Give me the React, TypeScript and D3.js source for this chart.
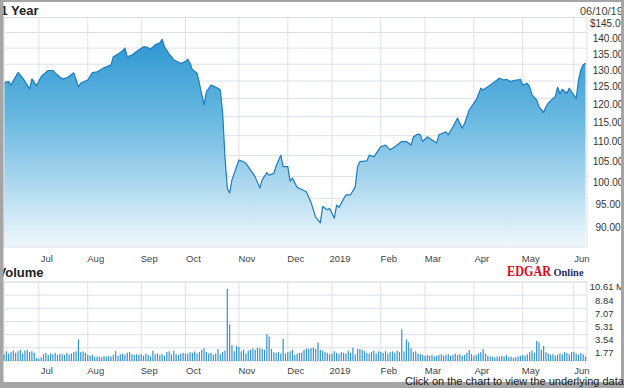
import React from "react";
import * as d3 from "d3";

const W = 624;
const H = 388;

// trading-day index of each price key point, and price
const priceIdx = [0,2,3,6,8,11,12,14,16,19,21,22,25,27,30,31,32,33,36,38,40,41,43,46,47,49,51,52,53,55,57,60,61,63,65,67,68,69,71,73,76,78,79,80,81,83,84,86,87,89,92,93,94,95,96,97,98,101,103,104,107,108,110,111,113,114,116,117,119,120,122,123,124,126,128,130,132,134,136,137,139,140,142,143,144,147,149,151,152,153,156,157,159,162,164,166,169,171,173,175,176,178,179,180,182,184,186,187,190,191,193,195,197,198,200,202,203,205,206,208,210,211,213,215,216,218,219,221,222,223,225,226,227,229,230,232,233,234,236,237,238,239,240,242,243,244,246,247,248,249,250];
const priceVal = [124.5,124.8,123.8,127.5,125.9,122.7,125.6,123.6,126.3,128.1,128.1,127.4,125.6,125.9,127.4,125.3,123.3,124.4,125.3,127.5,127.7,128.1,128.9,129.8,132.3,133.1,134.2,135.0,132.3,132.8,133.9,135.4,135.4,134.7,136.0,136.7,137.8,135.4,133.1,131.3,130.3,130.8,131.5,130.3,128.3,127.3,124.3,118.2,121.9,123.8,122.9,122.4,116.0,104.7,97.3,96.2,99.2,103.9,103.5,103.1,100.7,99.9,97.3,99.2,100.9,100.3,100.7,102.5,105.1,102.3,102.3,98.9,99.6,97.5,97.0,96.5,94.1,90.9,89.7,93.2,92.5,92.8,90.7,93.5,93.0,95.8,95.8,97.6,102.3,103.5,103.7,105.1,104.7,107.2,107.6,106.4,107.6,108.5,108.5,107.6,109.7,110.4,110.2,108.5,109.7,108.9,108.1,110.2,111.0,110.2,112.3,114.6,111.9,113.2,116.8,118.7,119.6,122.9,122.4,123.3,124.3,124.8,125.8,125.3,125.5,124.8,125.1,125.3,125.5,123.8,124.3,123.3,121.0,119.6,117.7,116.1,117.7,118.7,120.0,120.5,123.2,121.4,122.6,121.4,122.9,121.9,120.0,125.3,128.3,129.8,130.3];

// daily volume, millions
const volumes = [
  0.9,1.3,1.0,1.2,1.4,1.1,1.3,1.5,1.0,1.4,1.5,1.2,1.3,1.1,
  0.4,0.3,0.5,
  0.9,1.1,0.8,1.0,0.9,1.1,0.8,1.0,0.9,0.8,1.1,0.9,1.0,1.2,1.3,
  2.9,
  1.2,1.3,1.1,0.8,0.7,0.8,0.5,0.6,
  0.6,0.5,0.7,0.6,0.7,0.6,0.8,1.3,0.7,0.9,1.0,0.8,1.1,1.2,0.9,
  0.8,0.9,0.8,0.9,0.7,1.0,0.8,0.6,1.4,0.9,1.0,0.8,0.9,0.7,1.2,1.3,0.9,1.4,0.9,0.8,1.0,1.1,1.0,
  1.0,1.2,1.1,1.3,1.0,1.2,1.5,1.7,1.2,1.0,1.1,0.8,1.0,1.6,0.9,1.2,1.4,
  9.7,4.9,2.1,1.3,2.0,1.9,1.3,1.5,1.0,1.4,1.5,1.7,1.5,1.8,1.7,1.6,1.5,3.6,3.3,1.6,1.2,1.1,1.2,1.0,2.96,1.0,1.2,1.3,1.5,0.8,1.0,1.1,1.1,1.5,1.7,1.6,1.7,1.8,1.6,2.5,
  1.5,1.4,1.2,1.1,0.9,1.0,1.3,1.1,0.9,1.2,1.1,1.0,1.4,1.1,1.8,0.9,1.6,1.6,1.5,1.3,1.1,1.0,1.2,1.4,1.0,1.3,1.2,1.1,1.3,1.0,1.2,1.3,1.1,1.4,1.2,4.25,1.3,2.9,2.5,1.7,1.2,1.3,1.0,0.9,0.8,
  0.7,0.8,0.7,0.8,0.6,0.7,0.8,0.9,0.7,0.8,0.9,0.7,0.8,1.0,0.8,0.9,0.7,0.8,1.1,1.5,0.9,0.7,0.8,1.0,1.2,1.6,1.0,0.7,0.6,0.6,0.5,0.6,0.6,0.7,0.6,0.8,0.5,0.6,0.4,0.5,0.6,0.7,
  0.8,0.7,0.9,1.2,1.4,1.1,2.7,2.5,1.5,2.0,1.2,1.0,0.8,0.9,0.7,0.8,1.0,0.9,1.2,1.1,0.9,1.2,1.2,1.0,0.8,1.1,0.9,0.6,
];

// first trading day of each month (index) and its label
const monthIdx = [15,36,59,78,101,122,141,162,181,202,223,245];
const monthLabels = ["Jul","Aug","Sep","Oct","Nov","Dec","2019","Feb","Mar","Apr","May","Jun"];

const priceTicks = [145,140,135,130,125,120,115,110,105,100,95,90];
const volTicks = [10.61,8.84,7.07,5.31,3.54,1.77];

const titleText = "1 Year";
const dateText = "06/10/19";
const volumeTitle = "Volume";
const footText = "Click on the chart to view the underlying data";

export default function App() {
  const left = 4, right = 587;
  const pTop = 17.5, pBottom = 247;
  const vTop = 282, vBottom = 361;

  const x = d3.scaleLinear().domain([0, 250]).range([4, 585.5]);
  const y = d3.scaleLog().domain([90, 145]).range([221.5, 17.5]);
  const yv = d3.scaleLinear().domain([0, 10.61]).range([vBottom, vTop]);

  const pts = priceIdx.map((d, i) => [d, priceVal[i]] as [number, number]);
  const area = d3.area<[number, number]>()
    .x(d => x(d[0])).y0(pBottom).y1(d => y(d[1]))(pts) || "";
  const line = d3.line<[number, number]>()
    .x(d => x(d[0])).y(d => y(d[1]))(pts) || "";

  const grid = "#dde1e6";
  const font = "Arial, 'Liberation Sans', sans-serif";
  const serif = "'Liberation Serif', 'Times New Roman', serif";

  return (
    <svg width={W} height={H} style={{ position: "absolute", left: 0, top: 0, background: "#fff" }}>
      <defs>
        <linearGradient id="pg" gradientUnits="userSpaceOnUse" x1="0" y1="30" x2="0" y2={pBottom}>
          <stop offset="0" stopColor="#2793cf" />
          <stop offset="0.415" stopColor="#6ab9e1" />
          <stop offset="0.69" stopColor="#a8d6ee" />
          <stop offset="1" stopColor="#f0f7fc" />
        </linearGradient>
        <clipPath id="pc"><rect x={left} y={pTop} width={right - left} height={pBottom - pTop} /></clipPath>
      </defs>
      <rect x={0} y={0} width={W} height={H} fill="#fff" />

      {/* price panel grid */}
      {priceTicks.map(t => (
        <line key={"pg" + t} x1={left} x2={right} y1={y(t)} y2={y(t)} stroke={grid} />
      ))}
      {monthIdx.map(m => (
        <line key={"pv" + m} x1={x(m)} x2={x(m)} y1={pTop} y2={pBottom} stroke={grid} />
      ))}
      <g clipPath="url(#pc)">
        <path d={area} fill="url(#pg)" />
        <path d={line} fill="none" stroke="#1c7cbf" strokeWidth={1.2} strokeLinejoin="round" />
      </g>
      <rect x={left} y={pTop} width={right - left} height={pBottom - pTop} fill="none" stroke={grid} />

      {priceTicks.map((t, i) => (
        <text key={"pl" + t} x={608} y={y(t) + 9.5} fontSize={10} fontFamily={font} fill="#333" textAnchor="middle">
          {(i === 0 ? "$" : "") + t.toFixed(2)}
        </text>
      ))}
      {monthLabels.map((l, i) => (
        <text key={"ml" + l} x={x(monthIdx[i]) + 8} y={261.5} fontSize={9.5} fontFamily={font} fill="#444" textAnchor="middle">{l}</text>
      ))}

      {/* volume panel */}
      {volTicks.map(t => (
        <line key={"vg" + t} x1={left} x2={right} y1={yv(t)} y2={yv(t)} stroke={grid} />
      ))}
      {monthIdx.map(m => (
        <line key={"vv" + m} x1={x(m)} x2={x(m)} y1={vTop} y2={vBottom} stroke={grid} />
      ))}
      <rect x={left} y={vTop} width={right - left} height={vBottom - vTop} fill="none" stroke={grid} />
      {volumes.map((v, i) => (
        <rect key={"b" + i} x={x(i) - 0.6} y={yv(v)} width={1.2} height={vBottom - yv(v)} fill="#3493d1" />
      ))}
      {volTicks.map((t, i) => (
        <text key={"vl" + t} x={613.5} y={yv(t) + 8.4} fontSize={9.5} fontFamily={font} fill="#333" textAnchor="end">
          {t.toFixed(2)}
        </text>
      ))}
      <text x={616} y={yv(volTicks[0]) + 8.4} fontSize={9.5} fontFamily={font} fill="#333">M</text>
      {monthLabels.map((l, i) => (
        <text key={"vml" + l} x={x(monthIdx[i]) + 8} y={373.5} fontSize={9.5} fontFamily={font} fill="#444" textAnchor="middle">{l}</text>
      ))}

      {/* titles */}
      <text x={0.5} y={14.5} fontSize={13} fontWeight="bold" fontFamily={font} fill="#222">{titleText}</text>
      <text x={580} y={15} fontSize={11} fontFamily={font} fill="#444">{dateText}</text>
      <text x={-2.5} y={277} fontSize={13} fontWeight="bold" fontFamily={font} fill="#222">{volumeTitle}</text>

      {/* EDGAR Online logo */}
      <text x={507} y={276} fontSize={14} fontWeight="bold" fontFamily={serif} fill="#e0081b" textLength={44} lengthAdjust="spacingAndGlyphs">EDGAR</text>
      <text x={553.5} y={276} fontSize={10.5} fontWeight="bold" fontFamily={serif} fill="#1b2d6b" textLength={30} lengthAdjust="spacingAndGlyphs">Online</text>

      {/* frame */}
      <rect x={0} y={0} width={3.5} height={H} fill="#a5a5a5" />
      <rect x={0} y={0} width={W} height={2} fill="#a5a5a5" />
      <rect x={621} y={0} width={3} height={H} fill="#a5a5a5" />
      <rect x={0} y={382} width={W} height={6} fill="#a5a5a5" />

      <text x={405} y={384.5} fontSize={11} fontFamily={font} fill="#222">{footText}</text>
    </svg>
  );
}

——

• [PROBLEM DETAILS] Report the number of lines that include the string "React"; return nothing but the count.

• [TASK RESULT] 2